От учиненных украинскими «союзниками» зверств в отношении поляков, оторопели даже гитлеровцы. Они решили поставить на место проявивших кровавую инициативу своих холуев. Некоторых, самых ретивых, немцы отправили в концлагерь. Потом их выпустили.
* * *
В своих воспоминаниях «Годы огневые» о том периоде войны поделился один и руководителей партизанского движения в западных областях Украины М. С. Корчев. Он писал:
«…к новым кровавым оргиям готовились националисты. В район Городно пришли две банды из куреней «Легенды» и «Шаулы». Они рыскали по селам, устраивали засады на партизанских связных, уничтожали подпольщиков и подозрительных людей. Польские хутора вокруг села Гуты-Степанской были сожжены дотла. Само село ещё держалось благодаря группе самообороны, которой командовали Вирбжимский, Конверский, Чебельский и партизанскому отряду Дорошенко.

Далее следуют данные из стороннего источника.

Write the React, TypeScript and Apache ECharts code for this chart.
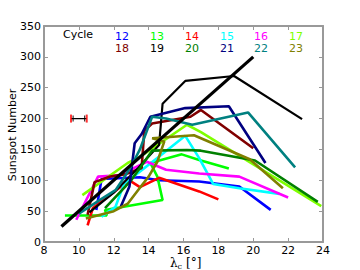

Крупные банды «желтоблакитников» появились в ряде сел Дубровицкого, Сарненского и Ракитнянского районов. Усилилась мобилизация всех мужчин от 17 до 50 лет в УНРА. Тех, кто отказывался идти под знамена националистов, расстреливали на месте».
Но вернемся к злодеяниям Стельмащука. Послушаем, что говорили свидетели злодеяний «Рудого» на следствии летом 1945 года:
А. И. Гаврилюк из села Литогоще Рожищеского района Волынской области:
«..Массовое уничтожение населения в колониях Гай и Суходолы произошло в конце лета 1943 года. Я лично был свидетелем этого страшного зрелища, поскольку бандиты заставили меня закапывать трупы убитых. В колониях Гай и Суходолы насчитывалось около 15 хозяйств. Все жители этих колоний были убиты, их имущество было разгромлено, а строения сожжены…»
Ф. М. Столярчук из села Подрожье бывшего Голобовского района:
«…В марте 1943 года в нашем селе появилась банда, которой руководил Пашкевич. До этого он был командиром полиции в Голобах. Пашкевич непосредственно подчинялся бандиту «Рудому», который иногда заходил в село Подорожье. В селе насчитывалось 42 семьи полькой национальности, которые в конце лета 1943 года были убиты бандитами под руководством «Рудого», их дома сожжены, а имущество разграблено…»
Т. П. Карпук из того же села Подрожье:
«…Уничтожение польского населения бандитами ОУН на территории Голобовского района произошло примерно в июле-августе 1943 года. В это время я проживал в колонии Подрожье, в которой насчитывалось более 50 хозяйств. Поскольку я лично знал всех жителей этой колонии, по моим подсчетам, было убито 426 человек, в том числе жена моего сына и их двое детей…»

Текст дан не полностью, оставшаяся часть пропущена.